Immigration

Ted Cruz Reveals How He Would Deport Undocumented Immigrants

CREDIT: AP Photo/Matt Rourke

Republican presidential candidate Sen. Ted Cruz speaks during a campaign stop, Friday, Feb. 19, 2016, in Myrtle Beach, S.C.

Sen. Ted Cruz (R-TX) is taking a sharp rightward shift on immigrant policy, affirming that he would send law enforcement agents to knock on undocumented immigrants’ doors and round them up for deportation, even if that means arresting them in front of their children.

Appearing on Fox News on Monday night, Cruz told Bill O’Reilly that’s exactly what Immigration and Customs Enforcement (ICE) is intended to do. “We have law enforcement that looks for people who are violating the laws that apprehends and deports them,” Cruz said.

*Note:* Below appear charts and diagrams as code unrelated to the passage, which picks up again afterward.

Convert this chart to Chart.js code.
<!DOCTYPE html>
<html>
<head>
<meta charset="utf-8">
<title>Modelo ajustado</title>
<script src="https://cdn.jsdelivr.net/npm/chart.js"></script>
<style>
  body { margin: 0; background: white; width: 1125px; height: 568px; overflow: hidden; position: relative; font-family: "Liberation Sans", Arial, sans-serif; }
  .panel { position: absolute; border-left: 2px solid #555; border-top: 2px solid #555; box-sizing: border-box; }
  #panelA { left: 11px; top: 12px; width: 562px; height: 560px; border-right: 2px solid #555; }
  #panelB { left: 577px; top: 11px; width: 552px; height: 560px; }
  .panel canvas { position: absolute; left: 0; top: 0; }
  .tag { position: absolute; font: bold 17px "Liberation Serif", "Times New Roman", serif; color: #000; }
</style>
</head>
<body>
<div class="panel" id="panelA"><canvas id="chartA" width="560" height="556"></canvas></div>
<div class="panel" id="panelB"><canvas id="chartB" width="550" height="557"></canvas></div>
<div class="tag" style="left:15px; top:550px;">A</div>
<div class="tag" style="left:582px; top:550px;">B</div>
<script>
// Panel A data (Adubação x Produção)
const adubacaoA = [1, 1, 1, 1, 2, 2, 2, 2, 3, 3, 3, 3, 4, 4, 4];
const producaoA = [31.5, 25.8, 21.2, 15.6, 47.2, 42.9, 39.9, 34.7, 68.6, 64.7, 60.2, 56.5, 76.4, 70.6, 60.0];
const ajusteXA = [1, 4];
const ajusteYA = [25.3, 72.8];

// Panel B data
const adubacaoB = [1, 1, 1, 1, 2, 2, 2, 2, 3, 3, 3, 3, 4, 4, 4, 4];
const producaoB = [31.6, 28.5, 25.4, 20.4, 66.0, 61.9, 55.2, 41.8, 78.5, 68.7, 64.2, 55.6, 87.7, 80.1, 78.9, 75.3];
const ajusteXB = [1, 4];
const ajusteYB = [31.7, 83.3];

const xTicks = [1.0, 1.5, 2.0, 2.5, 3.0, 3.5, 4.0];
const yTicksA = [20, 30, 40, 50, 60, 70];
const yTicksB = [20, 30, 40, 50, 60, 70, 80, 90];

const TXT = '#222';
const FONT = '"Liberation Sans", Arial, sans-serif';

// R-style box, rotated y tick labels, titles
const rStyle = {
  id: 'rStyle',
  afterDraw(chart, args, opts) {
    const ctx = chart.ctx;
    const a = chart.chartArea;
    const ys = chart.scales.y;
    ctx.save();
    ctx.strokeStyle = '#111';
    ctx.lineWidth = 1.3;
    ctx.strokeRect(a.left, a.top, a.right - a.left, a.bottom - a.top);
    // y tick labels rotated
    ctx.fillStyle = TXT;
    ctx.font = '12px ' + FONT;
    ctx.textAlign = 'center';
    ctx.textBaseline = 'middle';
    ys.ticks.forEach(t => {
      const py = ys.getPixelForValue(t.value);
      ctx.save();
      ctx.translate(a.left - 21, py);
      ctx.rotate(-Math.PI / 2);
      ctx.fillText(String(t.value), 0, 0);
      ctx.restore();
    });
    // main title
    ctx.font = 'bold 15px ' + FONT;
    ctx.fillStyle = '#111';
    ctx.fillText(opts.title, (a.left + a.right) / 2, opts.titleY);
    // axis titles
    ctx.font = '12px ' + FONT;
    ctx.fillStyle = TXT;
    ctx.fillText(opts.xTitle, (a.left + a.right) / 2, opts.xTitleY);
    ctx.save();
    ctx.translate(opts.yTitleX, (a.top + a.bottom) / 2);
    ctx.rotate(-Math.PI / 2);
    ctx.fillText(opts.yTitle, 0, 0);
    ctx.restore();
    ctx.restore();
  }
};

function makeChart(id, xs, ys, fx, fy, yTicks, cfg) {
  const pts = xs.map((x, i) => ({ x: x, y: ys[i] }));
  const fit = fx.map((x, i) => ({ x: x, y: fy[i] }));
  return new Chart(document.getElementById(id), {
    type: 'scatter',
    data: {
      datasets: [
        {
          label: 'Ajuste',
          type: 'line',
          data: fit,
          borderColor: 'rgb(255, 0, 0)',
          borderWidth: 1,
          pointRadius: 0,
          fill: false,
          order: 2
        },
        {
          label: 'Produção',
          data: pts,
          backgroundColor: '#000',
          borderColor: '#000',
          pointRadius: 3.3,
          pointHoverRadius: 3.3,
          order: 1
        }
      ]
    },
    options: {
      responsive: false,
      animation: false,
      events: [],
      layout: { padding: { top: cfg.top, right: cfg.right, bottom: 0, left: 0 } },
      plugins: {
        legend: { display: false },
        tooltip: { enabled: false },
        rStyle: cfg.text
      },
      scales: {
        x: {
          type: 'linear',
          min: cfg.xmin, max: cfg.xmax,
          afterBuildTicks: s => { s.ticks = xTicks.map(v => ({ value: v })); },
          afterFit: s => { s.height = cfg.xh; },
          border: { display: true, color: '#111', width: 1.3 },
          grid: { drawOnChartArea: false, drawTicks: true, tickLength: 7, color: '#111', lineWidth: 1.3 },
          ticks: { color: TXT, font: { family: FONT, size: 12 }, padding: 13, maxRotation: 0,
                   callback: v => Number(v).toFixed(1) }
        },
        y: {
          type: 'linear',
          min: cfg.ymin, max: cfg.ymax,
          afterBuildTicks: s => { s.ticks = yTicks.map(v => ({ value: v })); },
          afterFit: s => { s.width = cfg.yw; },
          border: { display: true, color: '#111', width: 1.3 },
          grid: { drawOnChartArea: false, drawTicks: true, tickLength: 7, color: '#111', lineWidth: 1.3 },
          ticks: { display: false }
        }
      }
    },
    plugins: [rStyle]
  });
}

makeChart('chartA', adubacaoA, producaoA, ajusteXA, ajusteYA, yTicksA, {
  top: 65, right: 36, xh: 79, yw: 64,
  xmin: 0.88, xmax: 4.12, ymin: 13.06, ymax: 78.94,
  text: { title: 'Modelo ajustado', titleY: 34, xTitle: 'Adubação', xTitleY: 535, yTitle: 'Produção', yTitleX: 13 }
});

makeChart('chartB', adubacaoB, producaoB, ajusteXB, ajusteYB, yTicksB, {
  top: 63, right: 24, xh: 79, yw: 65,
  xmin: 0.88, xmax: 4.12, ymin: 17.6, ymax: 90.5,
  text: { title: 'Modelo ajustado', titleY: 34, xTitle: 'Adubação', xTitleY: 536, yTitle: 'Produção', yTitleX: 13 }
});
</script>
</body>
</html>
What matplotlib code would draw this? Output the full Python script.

O’Reilly pressed Cruz on the issue, detailing a specific situation that often engenders sympathy for the estimated 11 million undocumented immigrants living in the United States: A parent who has overstayed their visa and now lives in the country with several U.S.-born children. O’Reilly asked Cruz whether he would “send the feds to his house, take him out and put him back on a plane.”

“You better believe it,” Cruz replied.

It’s a departure from the way that Cruz — whose father was born in Cuba — has previously talked about immigration enforcement. Back in January, the president candidate suggested that ICE agents shouldn’t be going door to door to track down immigrants, arguing that could transform the U.S. into a “police state.”

“No, I don’t intend to send jackboots to knock on your door and every door in America. That’s not how we enforce the law for any crime,” Cruz told CNN at the time.

Led by frontrunner Donald Trump, who has referred to immigrants as rapists and has promised to create a “deportation force” to identify the 11 million undocumented immigrants currently in the United States, the GOP presidential race has become increasingly extreme on immigration issues. Although Cruz has previously attempted to moderate his stances on immigration earlier in his campaign, he has since fallen more in step with Trump — even suggesting that he would hire Donald Trump to build a wall along the entire southern border of the United States.

There’s some evidence that the xenophobia on display in the Republican primary is making Latino voters more politically engaged. Ahead of the GOP caucus in Nevada this week, political analysts have been raising concerns about the growing backlash to Republican candidates’ harsh statements about immigrants.

Fernando Romero, of the nonpartisan Las Vegas group Hispanics in Politics, has specifically singled out Trump and Cruz as two candidates who are turning off voters.

“Unfortunately, those two individuals are doing so much to create that tension and that skepticism that those who maybe have never voted before or that are now becoming U.S. citizens are leaning toward whoever the Democratic candidate would be,” Romero told the Associated Press this week.